Given data:
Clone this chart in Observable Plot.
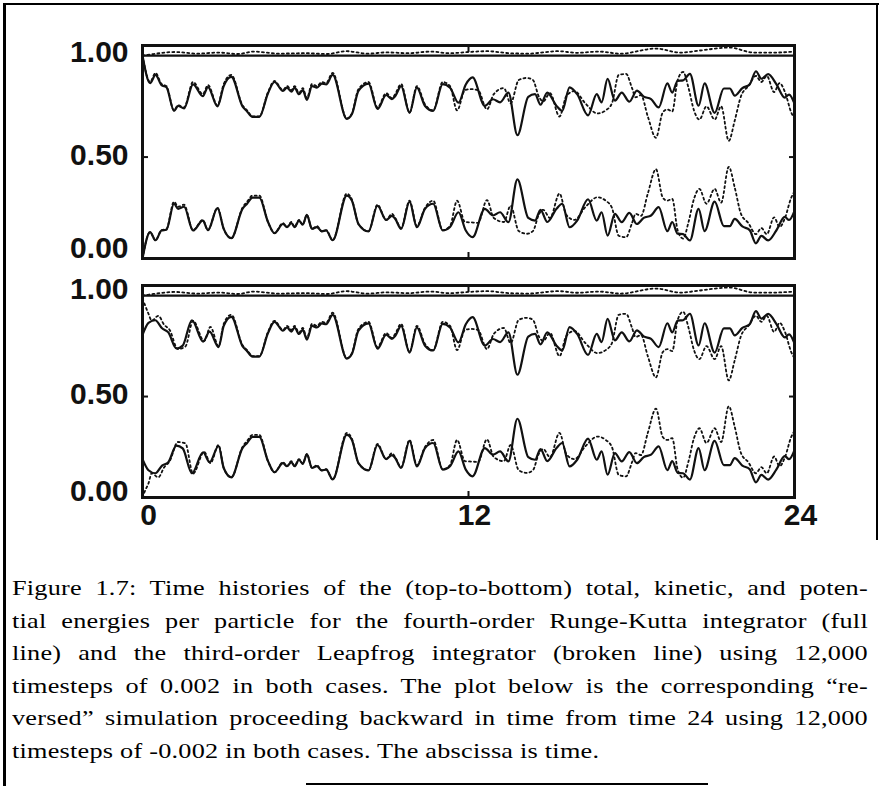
<!DOCTYPE html>
<html>
<head>
<meta charset="utf-8">
<script src="https://cdn.jsdelivr.net/npm/d3@7"></script>
<script src="https://cdn.jsdelivr.net/npm/@observablehq/plot@0.6"></script>
<style>
  html, body { margin: 0; padding: 0; background: #fff; }
  #page { position: relative; width: 882px; height: 786px; overflow: hidden; background: #fff; }
  #top, #bot { position: absolute; left: 0; }
  #top { top: 0; }
  #bot { top: 265px; }
  .bd { position: absolute; background: #000; }
  #cap { position: absolute; left: 12px; top: 572px; width: 701.6px;
         transform: scaleX(1.22); transform-origin: 0 0;
         font-family: "Liberation Serif", "Times New Roman", serif; font-size: 21.5px;
         line-height: 32.6px; color: #000; letter-spacing: 0.2px; }
  #cap .l { text-align: justify; text-align-last: justify; white-space: nowrap; }
  #cap .l.last { text-align-last: left; }
</style>
</head>
<body>
<div id="page">
  <div class="bd" style="left:3px;top:3px;width:3px;height:783px"></div>
  <div class="bd" style="left:3px;top:3px;width:876px;height:2px"></div>
  <div class="bd" style="left:876px;top:3px;width:2px;height:537px"></div>
  <div class="bd" style="left:306px;top:783px;width:402px;height:2px"></div>
  <div id="top"></div>
  <div id="bot"></div>
  <div id="cap">
    <div class="l">Figure 1.7: Time histories of the (top-to-bottom) total, kinetic, and poten-</div>
    <div class="l">tial energies per particle for the fourth-order Runge-Kutta integrator (full</div>
    <div class="l">line) and the third-order Leapfrog integrator (broken line) using 12,000</div>
    <div class="l">timesteps of 0.002 in both cases. The plot below is the corresponding “re-</div>
    <div class="l">versed” simulation proceeding backward in time from time 24 using 12,000</div>
    <div class="l last">timesteps of -0.002 in both cases. The abscissa is time.</div>
  </div>
</div>
<script>
// ---------- Data ----------
// x tick labels / y tick labels
const xTicks = [0, 12, 24];
const yTicks = [0, 0.5, 1];

// Runge-Kutta (full line), forward run: times, potential, kinetic
const tRK = [0, 0.28, 0.48, 0.7, 0.88, 1.16, 1.31, 1.53, 1.86, 2.22, 2.41, 2.76, 2.99, 3.27, 3.68, 3.85, 4.05, 4.3, 4.62, 4.86,
  5.17, 5.32, 5.48, 5.6, 5.76, 5.9, 6.05, 6.24, 6.42, 6.6, 6.76, 7.0, 7.52, 7.71, 7.95, 8.32, 8.65, 8.97, 9.18, 9.3,
  9.52, 9.83, 10.1, 10.4, 10.7, 11.05, 11.32, 11.63, 11.9, 12.15, 12.6, 12.9, 13.16, 13.47, 13.8, 14.2, 14.45, 14.65, 14.9, 15.24,
  15.45, 15.72, 16.0, 16.4, 16.72, 16.9, 17.12, 17.39, 17.64, 17.92, 18.2, 18.45, 18.72, 19.0, 19.32, 19.5, 19.7, 19.9, 20.15, 20.47,
  20.69, 21.06, 21.4, 21.62, 21.8, 22.08, 22.35, 22.58, 22.78, 23.03, 23.33, 23.64, 23.8, 24];
const pRK = [0.0, 0.13, 0.09, 0.138, 0.142, 0.27, 0.245, 0.255, 0.138, 0.187, 0.14, 0.248, 0.146, 0.10, 0.245, 0.27, 0.30, 0.30, 0.18, 0.125,
  0.17, 0.155, 0.175, 0.155, 0.187, 0.167, 0.215, 0.146, 0.155, 0.134, 0.138, 0.09, 0.31, 0.285, 0.17, 0.134, 0.26, 0.19, 0.21, 0.196,
  0.146, 0.28, 0.154, 0.245, 0.27, 0.138, 0.155, 0.228, 0.138, 0.105, 0.245, 0.212, 0.228, 0.179, 0.39, 0.2, 0.187, 0.24, 0.18, 0.245,
  0.27, 0.154, 0.187, 0.292, 0.187, 0.228, 0.113, 0.22, 0.179, 0.225, 0.17, 0.2, 0.212, 0.253, 0.135, 0.18, 0.122, 0.12, 0.089, 0.245,
  0.135, 0.28, 0.16, 0.16, 0.195, 0.158, 0.14, 0.075, 0.112, 0.089, 0.138, 0.205, 0.19, 0.235];
const kRK = [1.0, 0.865, 0.905, 0.855, 0.845, 0.728, 0.752, 0.74, 0.858, 0.8, 0.845, 0.75, 0.85, 0.895, 0.75, 0.725, 0.698, 0.698, 0.815, 0.87,
  0.826, 0.842, 0.822, 0.842, 0.81, 0.83, 0.782, 0.85, 0.842, 0.862, 0.858, 0.905, 0.688, 0.712, 0.826, 0.862, 0.737, 0.806, 0.786, 0.8,
  0.85, 0.718, 0.842, 0.752, 0.728, 0.86, 0.842, 0.768, 0.858, 0.893, 0.752, 0.785, 0.77, 0.818, 0.608, 0.797, 0.81, 0.758, 0.818, 0.752,
  0.728, 0.844, 0.81, 0.706, 0.81, 0.77, 0.885, 0.778, 0.818, 0.773, 0.828, 0.798, 0.786, 0.745, 0.863, 0.818, 0.876, 0.878, 0.91, 0.753,
  0.863, 0.718, 0.838, 0.838, 0.803, 0.84, 0.858, 0.923, 0.886, 0.909, 0.86, 0.793, 0.808, 0.763];
// Runge-Kutta total energy (constant)
const tERK = [0, 24];
const eRK = [1.0, 1.0];

// Leapfrog (broken line), forward run: times, potential, kinetic
const tLF = [0, 0.28, 0.48, 0.7, 0.88, 1.16, 1.31, 1.53, 1.86, 2.22, 2.41, 2.76, 2.99, 3.27, 3.68, 3.85, 4.05, 4.3, 4.62, 4.86,
  5.17, 5.32, 5.48, 5.6, 5.76, 5.9, 6.05, 6.24, 6.42, 6.6, 6.76, 7.0, 7.52, 7.71, 7.95, 8.32, 8.65, 8.97, 9.18, 9.3,
  9.52, 9.83, 10.1, 10.4, 10.7, 11.05, 11.32, 11.58, 11.87, 12.1, 12.35, 12.68, 12.93, 13.3, 13.55, 13.85, 14.15, 14.37, 14.6, 14.75,
  15.0, 15.35, 15.6, 15.9, 16.3, 16.75, 17.05, 17.28, 17.53, 17.8, 18.02, 18.15, 18.35, 18.6, 18.9, 19.15, 19.32, 19.5, 19.7, 19.9,
  20.1, 20.3, 20.5, 20.76, 21.06, 21.3, 21.58, 21.8, 22.03, 22.3, 22.58, 22.78, 22.98, 23.25, 23.45, 23.65, 23.88, 24];
const pLF = [0.0, 0.13, 0.09, 0.14, 0.145, 0.28, 0.255, 0.265, 0.14, 0.19, 0.14, 0.25, 0.146, 0.10, 0.25, 0.28, 0.31, 0.31, 0.18, 0.125,
  0.175, 0.155, 0.18, 0.155, 0.19, 0.167, 0.215, 0.146, 0.16, 0.134, 0.14, 0.09, 0.32, 0.29, 0.17, 0.134, 0.265, 0.19, 0.22, 0.2,
  0.15, 0.285, 0.16, 0.25, 0.285, 0.14, 0.16, 0.285, 0.18, 0.178, 0.176, 0.288, 0.2, 0.18, 0.26, 0.135, 0.122, 0.135, 0.22, 0.24,
  0.2, 0.32, 0.215, 0.19, 0.253, 0.302, 0.285, 0.25, 0.112, 0.105, 0.175, 0.22, 0.21, 0.32, 0.44, 0.30, 0.285, 0.294, 0.138, 0.098,
  0.18, 0.294, 0.343, 0.27, 0.343, 0.275, 0.452, 0.35, 0.22, 0.175, 0.12, 0.15, 0.12, 0.203, 0.155, 0.2, 0.30, 0.33];
const kLF = [1.0, 0.87, 0.915, 0.86, 0.85, 0.73, 0.755, 0.745, 0.87, 0.81, 0.855, 0.755, 0.86, 0.905, 0.755, 0.73, 0.7, 0.7, 0.82, 0.875,
  0.83, 0.85, 0.83, 0.85, 0.815, 0.84, 0.79, 0.86, 0.85, 0.87, 0.865, 0.915, 0.69, 0.715, 0.835, 0.87, 0.745, 0.815, 0.79, 0.81,
  0.86, 0.72, 0.85, 0.76, 0.73, 0.87, 0.85, 0.73, 0.83, 0.835, 0.83, 0.735, 0.81, 0.84, 0.765, 0.88, 0.89, 0.88, 0.795, 0.775,
  0.815, 0.70, 0.80, 0.825, 0.765, 0.715, 0.73, 0.765, 0.905, 0.91, 0.84, 0.795, 0.805, 0.70, 0.595, 0.72, 0.735, 0.725, 0.88, 0.92,
  0.84, 0.73, 0.685, 0.75, 0.685, 0.75, 0.58, 0.68, 0.80, 0.85, 0.9, 0.87, 0.9, 0.82, 0.865, 0.82, 0.72, 0.69];
// Leapfrog total energy
const tELF = [0, 0.4, 1.2, 2, 2.8, 3.5, 4.1, 5, 6, 6.8, 7.5, 8.3, 9, 9.8, 10.6, 11.3, 12, 12.7, 13.5, 14.2,
  15.3, 16, 16.8, 17.6, 18.9, 19.8, 20.5, 21.6, 22.5, 23.2, 24];
const eLF = [1.0, 1.008, 1.018, 1.01, 1.015, 1.008, 1.02, 1.01, 1.012, 1.008, 1.022, 1.01, 1.016, 1.012, 1.02, 1.012, 1.018, 1.022, 1.012, 1.01,
  1.022, 1.014, 1.02, 1.01, 1.035, 1.015, 1.025, 1.04, 1.015, 1.015, 1.02];

// Reversed run (lower plot): early-time parts that differ from the upper plot
const revJoinT = 2.9;
const tRKrev = [0, 0.22, 0.47, 0.72, 0.95, 1.25, 1.48, 1.82, 2.23, 2.47, 2.8];
const pRKrev = [0.19, 0.135, 0.12, 0.158, 0.175, 0.257, 0.243, 0.12, 0.224, 0.175, 0.255];
const kRKrev = [0.805, 0.865, 0.878, 0.838, 0.818, 0.738, 0.752, 0.878, 0.772, 0.822, 0.745];
const tLFrev = [0, 0.1, 0.22, 0.34, 0.58, 0.8, 1.0, 1.3, 1.58, 1.86, 2.27, 2.5, 2.8];
const pLFrev = [0.0, 0.035, 0.07, 0.12, 0.10, 0.15, 0.18, 0.275, 0.268, 0.118, 0.226, 0.17, 0.26];
const kLFrev = [0.985, 0.95, 0.91, 0.876, 0.90, 0.855, 0.83, 0.735, 0.748, 0.875, 0.775, 0.845, 0.75];

// ---------- Build tables ----------
const rows = (ts, vs) => ts.map((t, i) => ({t, v: vs[i]}));
const joined = (tH, vH, ts, vs) => rows(tH, vH).concat(rows(ts, vs).filter(d => d.t > revJoinT));

const upper = {
  pRK: rows(tRK, pRK), kRK: rows(tRK, kRK), eRK: rows(tERK, eRK),
  pLF: rows(tLF, pLF), kLF: rows(tLF, kLF), eLF: rows(tELF, eLF)
};
const lower = {
  pRK: joined(tRKrev, pRKrev, tRK, pRK), kRK: joined(tRKrev, kRKrev, tRK, kRK), eRK: rows(tERK, eRK),
  pLF: joined(tLFrev, pLFrev, tLF, pLF), kLF: joined(tLFrev, kLFrev, tLF, kLF), eLF: rows(tELF, eLF)
};

const FONT = "'Liberation Sans', Arial, Helvetica, sans-serif";
const lab = {fontSize: 30, fontWeight: "bold", fontFamily: FONT, tickSize: 0, tickPadding: 14, label: null};
const tk = {tickSize: -6, tickFormat: () => "", strokeWidth: 2, label: null};

function panel(S, opts) {
  const solid = {x: "t", y: "v", curve: "monotone-x", stroke: "#111", strokeWidth: 2.2};
  const dotted = {x: "t", y: "v", curve: "monotone-x", stroke: "#111", strokeWidth: 1.8, strokeDasharray: "2,3"};
  const marks = [
    Plot.line(S.eRK, solid),
    Plot.line(S.eLF, dotted),
    Plot.line(S.kLF, dotted),
    Plot.line(S.pLF, dotted),
    Plot.line(S.kRK, solid),
    Plot.line(S.pRK, solid),
    Plot.frame({stroke: "#111", strokeWidth: 3}),
    // inward ticks
    Plot.axisY([yTicks[1]], {...tk, anchor: "left"}),
    Plot.axisY([yTicks[1]], {...tk, anchor: "right"}),
    Plot.axisX([xTicks[1]], {...tk, anchor: "top"}),
    Plot.axisX([xTicks[1]], {...tk, anchor: "bottom"}),
    // tick labels
    Plot.axisY([yTicks[2]], {...lab, anchor: "left", tickFormat: d3.format(".2f"), dy: opts.dy1}),
    Plot.axisY([yTicks[1]], {...lab, anchor: "left", tickFormat: d3.format(".2f"), dy: -2}),
    Plot.axisY([yTicks[0]], {...lab, anchor: "left", tickFormat: d3.format(".2f"), dy: opts.dy0})
  ];
  if (opts.xLabels) {
    marks.push(Plot.axisX(xTicks, {...lab, anchor: "bottom", tickPadding: 6, dx: 6, tickFormat: d => String(d)}));
  }
  return Plot.plot({
    width: 882, height: opts.height,
    marginLeft: 142, marginRight: 88, marginTop: opts.mt, marginBottom: opts.mb,
    x: {domain: [0, 24], label: null},
    y: {domain: [0, 1.05], label: null},
    style: {background: "transparent", overflow: "visible", fontFamily: FONT, color: "#111"},
    marks
  });
}

document.getElementById("top").append(panel(upper, {height: 265, mt: 45, mb: 7, dy1: -3, dy0: -10, xLabels: false}));
document.getElementById("bot").append(panel(lower, {height: 275, mt: 20, mb: 43, dy1: -6, dy0: -6, xLabels: true}));
</script>
</body>
</html>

Stated task:
Only the lines from the start of the material through the line containing "const yTicks = [0, 0.5, 1];" should be transcribed. Pictures stay out.

Full answer:
Clone this chart in Observable Plot.
<!DOCTYPE html>
<html>
<head>
<meta charset="utf-8">
<script src="https://cdn.jsdelivr.net/npm/d3@7"></script>
<script src="https://cdn.jsdelivr.net/npm/@observablehq/plot@0.6"></script>
<style>
  html, body { margin: 0; padding: 0; background: #fff; }
  #page { position: relative; width: 882px; height: 786px; overflow: hidden; background: #fff; }
  #top, #bot { position: absolute; left: 0; }
  #top { top: 0; }
  #bot { top: 265px; }
  .bd { position: absolute; background: #000; }
  #cap { position: absolute; left: 12px; top: 572px; width: 701.6px;
         transform: scaleX(1.22); transform-origin: 0 0;
         font-family: "Liberation Serif", "Times New Roman", serif; font-size: 21.5px;
         line-height: 32.6px; color: #000; letter-spacing: 0.2px; }
  #cap .l { text-align: justify; text-align-last: justify; white-space: nowrap; }
  #cap .l.last { text-align-last: left; }
</style>
</head>
<body>
<div id="page">
  <div class="bd" style="left:3px;top:3px;width:3px;height:783px"></div>
  <div class="bd" style="left:3px;top:3px;width:876px;height:2px"></div>
  <div class="bd" style="left:876px;top:3px;width:2px;height:537px"></div>
  <div class="bd" style="left:306px;top:783px;width:402px;height:2px"></div>
  <div id="top"></div>
  <div id="bot"></div>
  <div id="cap">
    <div class="l">Figure 1.7: Time histories of the (top-to-bottom) total, kinetic, and poten-</div>
    <div class="l">tial energies per particle for the fourth-order Runge-Kutta integrator (full</div>
    <div class="l">line) and the third-order Leapfrog integrator (broken line) using 12,000</div>
    <div class="l">timesteps of 0.002 in both cases. The plot below is the corresponding “re-</div>
    <div class="l">versed” simulation proceeding backward in time from time 24 using 12,000</div>
    <div class="l last">timesteps of -0.002 in both cases. The abscissa is time.</div>
  </div>
</div>
<script>
// ---------- Data ----------
// x tick labels / y tick labels
const xTicks = [0, 12, 24];
const yTicks = [0, 0.5, 1];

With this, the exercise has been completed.